Benzoil peroksida (BP)
merupakan antimikroba yang memiliki aktivitas membunuh P acnes dengan pelepasan agen radikal oksigen bebas dan aktivitas comedolytic. Kasus resistensi BP belum
pernah dilaporkan, sehingga dipilih sebagai terapi lini pertama dalam
penanganan acne. BP tersedia dengan
kekuatan 2,5-10% dalam bentuk sediaan topikal krim, gel, sabun muka, dan
lain-lain (Zaenglein et al., 2016).
Retinoid merupakan
turunan vitamin A yang berfungsi mencegah pembentukan komedo dengan menormalkan
deskuamasi epitel folikular. Beberapa retinoid topikal yang umum digunakan
adalah tretinoin, tazaroten, dan adapalene. Tretinoin bersifat komedolitik dan
antiinflamasi poten. Secara umum, semua retinoid dapat memiliki efek samping
dermatitis kontak iritan, sehingga pasien disarankan untuk menggunakan obat ini
tiap dua malam sekali pada beberapa minggu awal penggunaan untuk mengurangi
efek iritasi. Tretinoin bersifat photolabile sehingga disarankan diaplikasikan
pada malam hari (Haider, 2004).
Antibiotik topikal
memiliki aktivitas dan efikasi yang lebih baik jika dikombinasikan dengan BP
atau topikal antibiotik lainnya. Penggunaan monoterapi antibiotik topikal tidak
disarankan karena dapat menimbulkan resiko resistensi antibiotik. Contoh
regimen terapi antibiotik topikal yang digunakan yaitu eritromisin 3% - BP 5%, klindamisin 1% - BP 5%, dan
klindamisisn 1% - BP 3,75% (Zaenglein et
al., 2016).
Antibiotik oral
atau sistemik juga dapat menjadi pilihan dalam penanganan kasus acne terutama dalam tingkat keparahan
yang lebih tinggi, dikombinasikan dengan retinoid topikal dan BP. Antibiotik
oral yang direkomendasikan diantaranya doksisiklin, minosiklin, tetrasiklin,
makrolida, trimethoprim-sulfamethoxazole, dan lain-lain. Golongan tetrasiklin
dapat dijadikan sebagai lini pertama antibiotik oral pada kasus acne menengah hingga parah, kecuali pada
pasien dengan kontraindikasi tertrasiklin (pasien hamil, usia <8 tahun, atau
alergi). Doksisiklin dan minosiklin (derivat tetrasiklin) diketahui memiliki
efektifitas yang lebih baik dibandingkan dengan tetrasiklin (Garner, 2012).
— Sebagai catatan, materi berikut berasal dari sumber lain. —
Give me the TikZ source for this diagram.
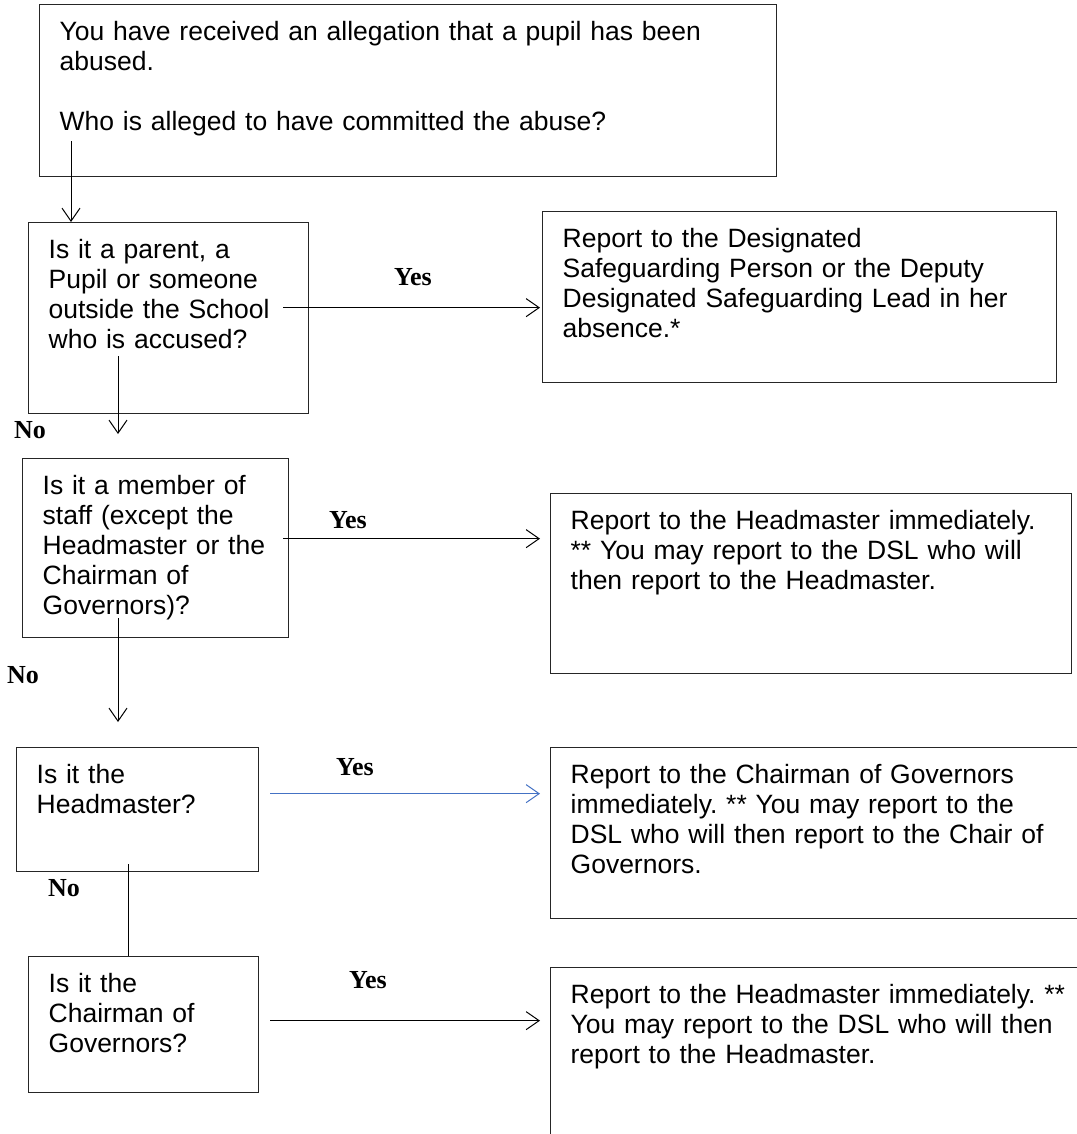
\documentclass[tikz,border=0pt]{standalone}
\usepackage{fontspec}
\setmainfont{Liberation Sans}
\newfontfamily\yesnofont{Liberation Serif}
\usepackage{xcolor}
\usepackage{tikz}
\definecolor{linkblue}{RGB}{68,114,196}
\usetikzlibrary{positioning,calc,arrows.meta}

\tikzset{
    box/.style={draw=black!85, line width=1.3pt, anchor=north west, align=left,
        inner xsep=20pt, inner ysep=0pt, text height=36pt,
        font=\fontsize{26.5}{30}\selectfont\frenchspacing},
    arr/.style={line width=1pt, -{Straight Barb[length=13pt,width=18pt]}},
    ans/.style={font=\yesnofont\bfseries\fontsize{26}{30}\selectfont, inner sep=0pt},
}

\begin{document}
\begin{tikzpicture}[x=1pt,y=-1pt]
    \useasboundingbox (0,0) rectangle (1076,1134);

    % question boxes
    \node[box, text width=697pt, text depth=136pt] (top) at (39,4) {You have received an allegation that a pupil has been\\abused.\\[30pt]Who is alleged to have committed the abuse?};
    \node[box, text width=240pt, text depth=155pt] (q1) at (28,222) {Is it a parent, a\\Pupil or someone\\outside the School\\who is accused?};
    \node[box, text width=226pt, text depth=143pt] (q2) at (22,458) {Is it a member of\\staff (except the\\Headmaster or the\\Chairman of\\Governors)?};
    \node[box, text width=202pt, text depth=88pt] (q3) at (16,747) {Is it the\\Headmaster?};
    \node[box, text width=190pt, text depth=100pt] (q4) at (28,956) {Is it the\\Chairman of\\Governors?};

    % report boxes
    \node[box, text width=474pt, text depth=135pt] (r1) at (542,211) {Report to the Designated\\Safeguarding Person or the Deputy\\Designated Safeguarding Lead in her\\absence.*};
    \node[box, text width=481pt, text depth=144pt] (r2) at (550,493) {Report to the Headmaster immediately.\\{}** You may report to the DSL who will\\then report to the Headmaster.};
    \node[box, text width=500pt, text depth=135pt] (r3) at (550,747) {Report to the Chairman of Governors\\immediately. ** You may report to the\\DSL who will then report to the Chair of\\Governors.};
    \node[box, text width=500pt, text depth=200pt] (r4) at (550,967) {Report to the Headmaster immediately. **\\You may report to the DSL who will then\\report to the Headmaster.};

    % yes / no
    \node[ans] (yes1) at (413,277) {Yes};
    \node[ans] (yes2) at (348,520) {Yes};
    \node[ans] (yes3) at (355,767) {Yes};
    \node[ans] (yes4) at (368,980) {Yes};
    \node[ans] (no1) at (30,430) {No};
    \node[ans] (no2) at (23,675) {No};
    \node[ans] (no3) at (64,888) {No};

    % down the left side
    \draw[arr] ([xshift=32pt,yshift=36pt]top.south west) coordinate (a1) -- (a1 |- q1.north);
    \draw[arr, shorten >=24pt] ([xshift=90pt,yshift=58pt]q1.south west) coordinate (a2) -- (a2 |- q2.north);
    \draw[arr, shorten >=25pt] ([xshift=96pt,yshift=20pt]q2.south west) coordinate (a3) -- (a3 |- q3.north);
    \draw[line width=1pt] ([xshift=112pt,yshift=8pt]q3.south west) coordinate (a4) -- (a4 |- q4.north);

    % across to the reports
    \draw[arr, shorten >=2pt] ([xshift=-26pt,yshift=10.5pt]q1.east) coordinate (b1) -- (b1 -| r1.west);
    \draw[arr, shorten >=10pt] ([xshift=-6pt,yshift=9.5pt]q2.east) coordinate (b2) -- (b2 -| r2.west);
    \draw[arr, linkblue, shorten >=10pt] ([xshift=11pt,yshift=16pt]q3.east) coordinate (b3) -- (b3 -| r3.west);
    \draw[arr, shorten >=10pt] ([xshift=11pt,yshift=4pt]q4.east) coordinate (b4) -- (b4 -| r4.west);
\end{tikzpicture}
\end{document}
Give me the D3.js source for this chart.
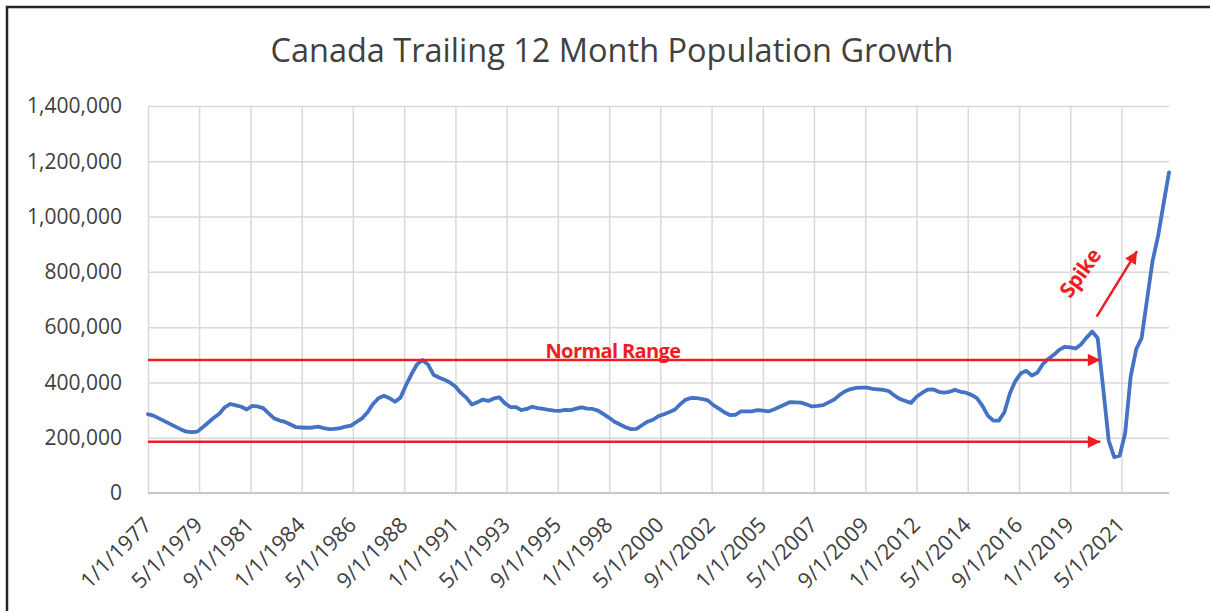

Pasien dengan kontraindikasi tetrasiklin dapat diberikan erithromisin atau
azithromycin. Penggunaan antibiotik oral perlu diawasi untuk mencegah
terjadinya resistensi antibiotik, cara yang dapat dilakukan yaitu tidak
merekomendasikan monoterapi antiboitik dan membatasi periode penggunaan
maksimal selama 3 bulan (Zaenglein et al.,
2016).
2.6
Swamedikasi
Swamedikasi untuk penderita acne menurut Kemenkes (2006), di
antaranya:
·
Diberikan obat-obatan
yang mengandung, seperti sulfur, resorsinol, asam salisilat, benzoil peroksida,
triklosan
·
Kegunaan obat yang dapat
disampaikan, salah satunya membantu mengatasi gangguan jerawat
·
Cara pemakaian
Cuci wajah hingga bersih. Oleskan obat
dengan ujung jari pada bagian yang berjerawat selama 3 hari pertama. Bila tidak
terjadi gangguan, gunakan dua kalisehari pada bagian yang berjerawat. Bila
timbul kekeringan atau kulit terkelupasdosis dikurangi menjadi satu kali sehari
atau dua hari sekali.
·
Perhatian: Hanya untuk
pemakaian luar. Hindari kontak dengan mata, pelupuk mata dan mulut.
·
Bentuk sediaan untuk
jerawat, seperti bedak, Krim, Gel.
Obat keras yang
dapat diserahkan tanpa resep dokter oleh apoteker di apotik untuk pengobatan Acne vulgaris yaitu antibiotik
Eritromisin dengan maksimal 1 sirup (Kemenkes, 1990) dan Clindamisin dengan
ketentuan pemberian 1 tube (OWA No. 2) (Kemenkes, 1993).
2.7
Contoh
Kasus
S.R adalah remaja
berusia 16 tahun yang masih duduk di bangku SMA dan ingin bekerja sebagai
penasihat kemah musim panas namun memiliki masalah pada persyaratan fisik
pekerjaan tersebut sehingga ia berobat ke klinik. Perawat menemukan jerawat dan
menanyakan apakah itu mengganggu bagi dirinya. S.R menjawab bahwa jerawat
tersebut sangat mengganggu sejak 3 tahun yang lalu. Dia menceritakan bahwa
jerawat tersebut tumbuh bertahap, memiliki bermacam-macam tingkat keparahan,
memburuk ketika menstruasi dan tidak pernah berhasil dihilangkan. Dia
mengatakan bahwa foto dirinya pada buku tahunan mengecewakan (karena ada
jerawat) dan merasa rendah diri karena hal tersebut.
Dia mencoba obat
(yang dijual bebas; OTC) yakni benzoil peroksida (BP) 5% dalam bentuk gel dan
ia gunakan sebanyak ia mencuci muka dengan produk pembersih (pencuci muka)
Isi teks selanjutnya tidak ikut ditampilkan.